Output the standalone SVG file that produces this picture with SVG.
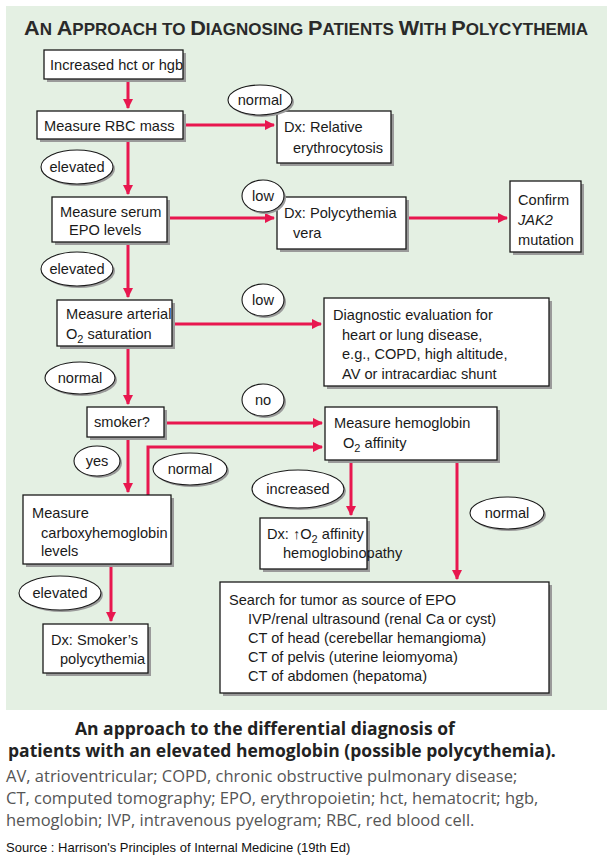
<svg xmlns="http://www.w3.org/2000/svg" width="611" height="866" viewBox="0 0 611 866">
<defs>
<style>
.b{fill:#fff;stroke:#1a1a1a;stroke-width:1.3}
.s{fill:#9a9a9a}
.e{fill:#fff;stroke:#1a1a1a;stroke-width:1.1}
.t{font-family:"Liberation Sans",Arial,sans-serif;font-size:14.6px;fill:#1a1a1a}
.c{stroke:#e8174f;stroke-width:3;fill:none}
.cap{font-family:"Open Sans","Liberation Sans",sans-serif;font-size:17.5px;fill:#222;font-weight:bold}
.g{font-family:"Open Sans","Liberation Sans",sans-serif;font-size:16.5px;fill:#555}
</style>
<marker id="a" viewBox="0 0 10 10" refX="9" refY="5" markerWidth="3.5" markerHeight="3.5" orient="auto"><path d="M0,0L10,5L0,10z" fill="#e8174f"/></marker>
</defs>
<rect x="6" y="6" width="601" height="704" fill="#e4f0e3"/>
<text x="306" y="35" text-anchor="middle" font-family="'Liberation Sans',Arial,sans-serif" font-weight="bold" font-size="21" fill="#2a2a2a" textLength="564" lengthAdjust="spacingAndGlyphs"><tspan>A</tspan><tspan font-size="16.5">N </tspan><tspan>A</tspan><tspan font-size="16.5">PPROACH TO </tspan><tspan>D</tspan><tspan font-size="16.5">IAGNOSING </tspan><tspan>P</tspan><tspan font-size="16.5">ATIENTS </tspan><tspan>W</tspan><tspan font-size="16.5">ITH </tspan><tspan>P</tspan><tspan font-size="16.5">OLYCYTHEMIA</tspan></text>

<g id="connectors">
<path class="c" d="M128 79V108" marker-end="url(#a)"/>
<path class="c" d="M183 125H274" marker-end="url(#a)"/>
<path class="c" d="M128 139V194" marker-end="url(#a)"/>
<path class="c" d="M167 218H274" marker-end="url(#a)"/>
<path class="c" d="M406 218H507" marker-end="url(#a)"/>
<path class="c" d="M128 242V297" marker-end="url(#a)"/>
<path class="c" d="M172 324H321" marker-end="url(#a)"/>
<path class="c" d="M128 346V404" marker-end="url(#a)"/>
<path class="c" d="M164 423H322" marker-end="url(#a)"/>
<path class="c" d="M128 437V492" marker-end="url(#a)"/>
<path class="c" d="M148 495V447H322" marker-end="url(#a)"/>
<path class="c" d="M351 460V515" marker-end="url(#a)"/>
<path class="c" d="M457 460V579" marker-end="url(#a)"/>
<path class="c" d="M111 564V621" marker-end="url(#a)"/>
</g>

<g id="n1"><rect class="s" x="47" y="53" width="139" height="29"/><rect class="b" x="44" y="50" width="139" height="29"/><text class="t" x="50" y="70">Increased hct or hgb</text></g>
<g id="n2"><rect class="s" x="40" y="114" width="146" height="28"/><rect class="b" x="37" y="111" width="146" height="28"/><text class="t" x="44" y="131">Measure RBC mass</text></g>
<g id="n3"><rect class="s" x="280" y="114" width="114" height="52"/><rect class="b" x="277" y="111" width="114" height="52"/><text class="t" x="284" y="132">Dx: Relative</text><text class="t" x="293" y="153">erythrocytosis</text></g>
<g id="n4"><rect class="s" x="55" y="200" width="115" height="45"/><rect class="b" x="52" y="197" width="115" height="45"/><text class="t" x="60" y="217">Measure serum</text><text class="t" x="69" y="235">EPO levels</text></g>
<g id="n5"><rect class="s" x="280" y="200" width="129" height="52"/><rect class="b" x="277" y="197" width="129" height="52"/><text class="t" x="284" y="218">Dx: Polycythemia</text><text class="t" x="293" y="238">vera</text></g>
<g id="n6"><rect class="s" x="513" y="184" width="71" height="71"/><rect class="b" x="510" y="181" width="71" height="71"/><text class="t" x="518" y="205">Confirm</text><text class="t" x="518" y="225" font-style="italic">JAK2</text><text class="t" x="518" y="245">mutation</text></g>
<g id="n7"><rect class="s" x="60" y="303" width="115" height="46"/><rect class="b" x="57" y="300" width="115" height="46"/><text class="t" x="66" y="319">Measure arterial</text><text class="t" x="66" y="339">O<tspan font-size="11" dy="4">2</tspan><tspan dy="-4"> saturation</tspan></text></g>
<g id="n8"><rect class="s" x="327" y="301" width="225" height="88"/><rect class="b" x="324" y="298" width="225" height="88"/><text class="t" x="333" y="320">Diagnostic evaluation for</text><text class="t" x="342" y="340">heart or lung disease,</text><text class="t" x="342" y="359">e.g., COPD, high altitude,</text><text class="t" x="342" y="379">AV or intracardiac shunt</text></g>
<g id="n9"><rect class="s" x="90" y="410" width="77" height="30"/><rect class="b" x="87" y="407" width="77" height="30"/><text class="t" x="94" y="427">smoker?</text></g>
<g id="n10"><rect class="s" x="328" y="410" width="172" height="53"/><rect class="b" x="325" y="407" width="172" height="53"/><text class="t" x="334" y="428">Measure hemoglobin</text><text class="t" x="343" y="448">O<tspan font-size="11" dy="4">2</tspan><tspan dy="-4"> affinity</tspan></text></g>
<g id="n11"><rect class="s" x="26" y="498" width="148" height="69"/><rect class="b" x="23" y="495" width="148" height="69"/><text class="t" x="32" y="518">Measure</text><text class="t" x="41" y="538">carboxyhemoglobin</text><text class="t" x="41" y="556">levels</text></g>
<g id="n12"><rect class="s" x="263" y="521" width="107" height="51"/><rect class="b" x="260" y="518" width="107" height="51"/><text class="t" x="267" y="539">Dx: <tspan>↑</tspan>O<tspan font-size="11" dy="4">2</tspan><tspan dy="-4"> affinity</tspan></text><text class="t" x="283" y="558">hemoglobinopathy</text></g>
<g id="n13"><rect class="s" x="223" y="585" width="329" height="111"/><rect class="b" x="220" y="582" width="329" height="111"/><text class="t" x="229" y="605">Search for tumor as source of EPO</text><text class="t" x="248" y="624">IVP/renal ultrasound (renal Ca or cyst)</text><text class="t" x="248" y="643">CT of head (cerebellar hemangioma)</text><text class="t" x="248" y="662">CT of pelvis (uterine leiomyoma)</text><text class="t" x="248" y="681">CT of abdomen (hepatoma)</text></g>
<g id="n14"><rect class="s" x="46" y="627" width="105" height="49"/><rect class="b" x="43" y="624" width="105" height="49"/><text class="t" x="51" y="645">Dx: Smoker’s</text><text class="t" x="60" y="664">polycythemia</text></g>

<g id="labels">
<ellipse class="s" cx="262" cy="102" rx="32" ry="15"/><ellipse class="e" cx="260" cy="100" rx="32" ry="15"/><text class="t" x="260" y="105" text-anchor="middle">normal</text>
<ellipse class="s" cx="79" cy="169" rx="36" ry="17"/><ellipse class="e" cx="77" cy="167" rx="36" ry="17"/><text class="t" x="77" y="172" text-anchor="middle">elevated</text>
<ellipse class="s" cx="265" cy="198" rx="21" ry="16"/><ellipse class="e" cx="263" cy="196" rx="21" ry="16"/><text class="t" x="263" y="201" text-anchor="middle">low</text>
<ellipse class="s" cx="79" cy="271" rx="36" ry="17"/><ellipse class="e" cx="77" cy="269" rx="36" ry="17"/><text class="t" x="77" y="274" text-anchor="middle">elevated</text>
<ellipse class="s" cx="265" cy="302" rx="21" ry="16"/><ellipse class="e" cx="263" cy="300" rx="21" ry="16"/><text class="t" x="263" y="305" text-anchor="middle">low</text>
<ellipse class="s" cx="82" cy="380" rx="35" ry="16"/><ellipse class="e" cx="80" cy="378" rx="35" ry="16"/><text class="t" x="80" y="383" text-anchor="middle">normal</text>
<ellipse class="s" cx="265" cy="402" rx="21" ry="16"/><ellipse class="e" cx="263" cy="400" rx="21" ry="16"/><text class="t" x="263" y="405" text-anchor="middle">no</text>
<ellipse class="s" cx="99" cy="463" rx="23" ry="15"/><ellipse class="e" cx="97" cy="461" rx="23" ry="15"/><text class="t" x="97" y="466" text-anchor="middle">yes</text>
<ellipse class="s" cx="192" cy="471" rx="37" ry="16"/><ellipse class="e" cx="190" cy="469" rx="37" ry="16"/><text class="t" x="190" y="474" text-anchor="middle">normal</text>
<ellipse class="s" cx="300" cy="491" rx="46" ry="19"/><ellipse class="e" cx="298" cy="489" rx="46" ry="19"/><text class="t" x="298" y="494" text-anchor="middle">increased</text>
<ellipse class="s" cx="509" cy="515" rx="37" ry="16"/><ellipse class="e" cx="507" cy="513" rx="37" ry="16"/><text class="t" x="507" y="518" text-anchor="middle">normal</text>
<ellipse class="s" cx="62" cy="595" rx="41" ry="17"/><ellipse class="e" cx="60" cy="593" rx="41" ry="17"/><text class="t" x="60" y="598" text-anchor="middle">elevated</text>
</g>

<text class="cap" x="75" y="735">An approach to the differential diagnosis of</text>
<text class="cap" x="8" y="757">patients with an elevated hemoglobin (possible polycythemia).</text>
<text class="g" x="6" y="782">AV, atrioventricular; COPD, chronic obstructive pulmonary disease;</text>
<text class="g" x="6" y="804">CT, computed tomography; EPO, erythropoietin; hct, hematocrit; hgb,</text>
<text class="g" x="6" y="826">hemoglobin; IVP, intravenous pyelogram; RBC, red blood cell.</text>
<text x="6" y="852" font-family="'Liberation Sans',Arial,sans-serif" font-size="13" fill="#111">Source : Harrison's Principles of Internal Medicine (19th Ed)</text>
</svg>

# # #

Task directions
Show every line of the listing in which the string "with" can be found.

Correct answer
Output the standalone SVG file that produces this picture with SVG.
<text class="cap" x="8" y="757">patients with an elevated hemoglobin (possible polycythemia).</text>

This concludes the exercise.